A massive student-led “people power” movement in Indonesia threatens to topple the government of President B.J. Habibie. Thousands of students, unemployed youths and other dissatisfied citizens have taken to the streets in large numbers, pushing for more democratization and political reform. They have been met with rubber bullets, tear gas and beatings from the Indonesian army.

The world community has been silent in condemning the tactics used by the army to break up the demonstrations. It is time world public opinion and pressure are used to shame the Indonesian army and the Habibie government into dealing with the protesters in more peaceful ways.

In May, tens of thousands of people demonstrated in Jakarta, demanding the ouster of longtime dictator Suharto. In response, the army opened fire on the demonstrators, killing more than 1,000 people. Eventually, international outrage and pressure forced Suharto to step down. Reforms were introduced that were supposed to undo the stranglehold the Suharto family had on Indonesian industry and wealth, but the changes were never fully implemented.
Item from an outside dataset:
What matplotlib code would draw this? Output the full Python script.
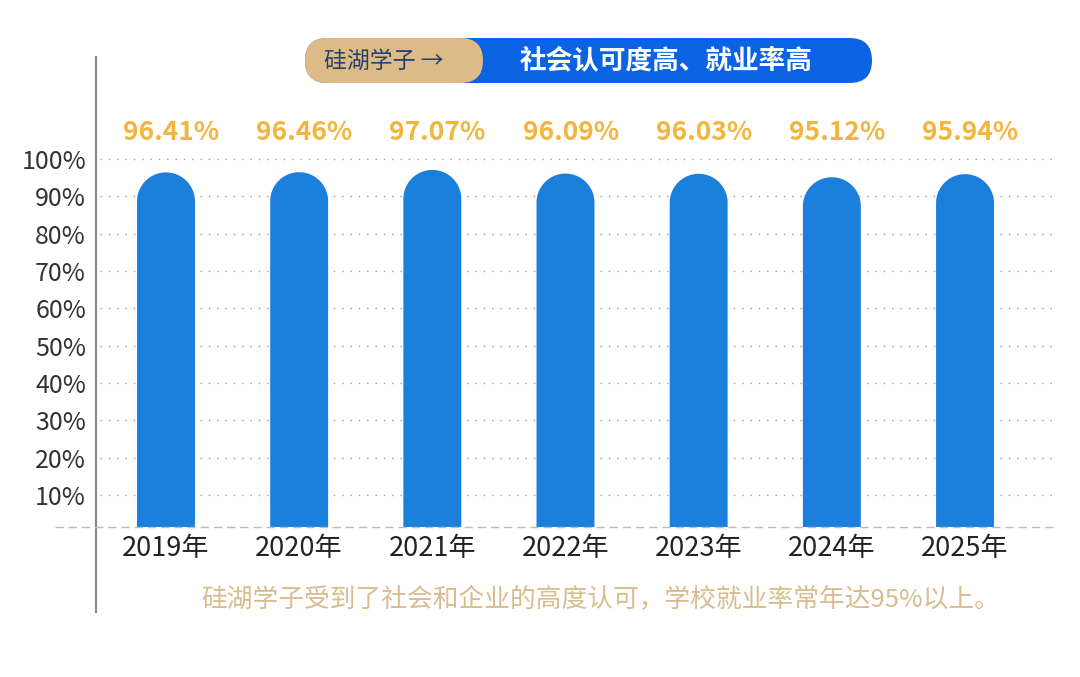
import numpy as np
import matplotlib
matplotlib.use('Agg')
import matplotlib.pyplot as plt
from matplotlib.patches import Polygon, FancyBboxPatch
from matplotlib.lines import Line2D

plt.rcParams['font.family'] = ['Noto Sans CJK SC', 'DejaVu Sans']

years = ['2019年', '2020年', '2021年', '2022年', '2023年', '2024年', '2025年']
rates = [96.41, 96.46, 97.07, 96.09, 96.03, 95.12, 95.94]
rate_labels = ['96.41%', '96.46%', '97.07%', '96.09%', '96.03%', '95.12%', '95.94%']
yticks = [10, 20, 30, 40, 50, 60, 70, 80, 90, 100]
ytick_labels = [f'{t}%' for t in yticks]
badge_left = '硅湖学子 →'
badge_right = '社会认可度高、就业率高'
caption = '硅湖学子受到了社会和企业的高度认可，学校就业率常年达95%以上。'

W, H = 1080, 677
fig = plt.figure(figsize=(W / 100, H / 100), dpi=100)
fig.patch.set_facecolor('white')

# main axes, placed in pixel terms
ax_l, ax_r, ax_t, ax_b = 100, 1055, 150, 527
ax = fig.add_axes([ax_l / W, (H - ax_b) / H, (ax_r - ax_l) / W, (ax_b - ax_t) / H])
ppy = 3.733  # px per percent
ybot = (532.3 - ax_b) / ppy
ytop = 100 + (159 - ax_t) / ppy
xstep = 133.2
xl = -(166 - ax_l) / xstep
xr = 6 + (ax_r - 965) / xstep
ax.set_xlim(xl, xr)
ax.set_ylim(ybot, ytop)

bar_color = '#1B7FDC'
x = np.arange(len(years))
w = 0.435
ppx = (ax_r - ax_l) / (xr - xl)
r_y = (w * ppx / 2) / ppy  # cap radius in y units, so the top is a true half circle

theta = np.linspace(np.pi, 0, 60)
for xi, v in zip(x, rates):
    cy = v - r_y
    arc_x = xi + w / 2 * np.cos(theta)
    arc_y = cy + r_y * np.sin(theta)
    xs = np.concatenate([[xi - w / 2], arc_x, [xi + w / 2]])
    ys = np.concatenate([[0], arc_y, [0]])
    ax.add_patch(Polygon(np.column_stack([xs, ys]), closed=True,
                         facecolor=bar_color, edgecolor='none', zorder=3))

for xi, lab in zip(x, rate_labels):
    ax.text(xi + 0.04, 107.2, lab, ha='center', va='center', fontsize=19,
            fontweight='bold', color='#F2B53E', clip_on=False)

ax.set_yticks(yticks)
ax.set_yticklabels(ytick_labels, fontsize=18, color='#333333')
ax.set_xticks(x)
ax.set_xticklabels(years, fontsize=19.5, color='#222222')
ax.tick_params(axis='both', length=0)
ax.tick_params(axis='y', pad=10)
ax.tick_params(axis='x', pad=6)
for s in ax.spines.values():
    s.set_visible(False)
ax.yaxis.grid(True, color='#9A9A9A', linestyle=(0, (1, 5)), linewidth=1.0)
ax.set_axisbelow(True)

# overlay in pixel coords for decorations
ov = fig.add_axes([0, 0, 1, 1], zorder=5)
ov.set_xlim(0, W)
ov.set_ylim(H, 0)
ov.axis('off')
ov.patch.set_alpha(0)

ov.add_line(Line2D([96, 96], [57, 612], color='#8A8A8A', linewidth=1.6))
ov.add_line(Line2D([55, 1057], [527, 527], color='#BBBBBB', linewidth=1.0,
                   linestyle=(0, (6, 3.5))))

ov.add_patch(FancyBboxPatch((305, 38), 567, 45,
                            boxstyle='round,pad=0,rounding_size=22.5',
                            facecolor='#0B63E4', edgecolor='none'))
ov.add_patch(FancyBboxPatch((305, 38), 178, 45,
                            boxstyle='round,pad=0,rounding_size=22.5',
                            facecolor='#DDBB87', edgecolor='none'))
ov.text(384, 61, badge_left, ha='center', va='center', fontsize=16.5,
        color='#26406D', fontweight='medium')
ov.text(666, 61, badge_right, ha='center', va='center', fontsize=19.2,
        color='white', fontweight='bold')

ov.text(601, 599, caption, ha='center', va='center', fontsize=18.5, color='#D8BC8F')

fig.savefig('out.png', dpi=100, facecolor='white')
As a result, many of Suharto’s relatives and cronies continue to own and operate an array of lucrative businesses, while the average Indonesian struggles from day to day in a floundering economy.

The May revolution – which toppled Suharto and was supposed to bring about reforms – remains unfinished. If Habibie does not implement the changes that were promised to the Indonesian people months ago, riots, protests and upheaval will continue to wrack the nation. Sending out the army to crack skulls and break bones is a barbaric reaction to protests and won’t solve anything. Indonesia must address the issues that are sending thousands of people spewing into the streets to risk their lives for greater freedom. It is time the world paid greater attention to events in Indonesia. To continue to ignore this situation invites a Tiannanmen Square-style assault on a demonstration for democracy.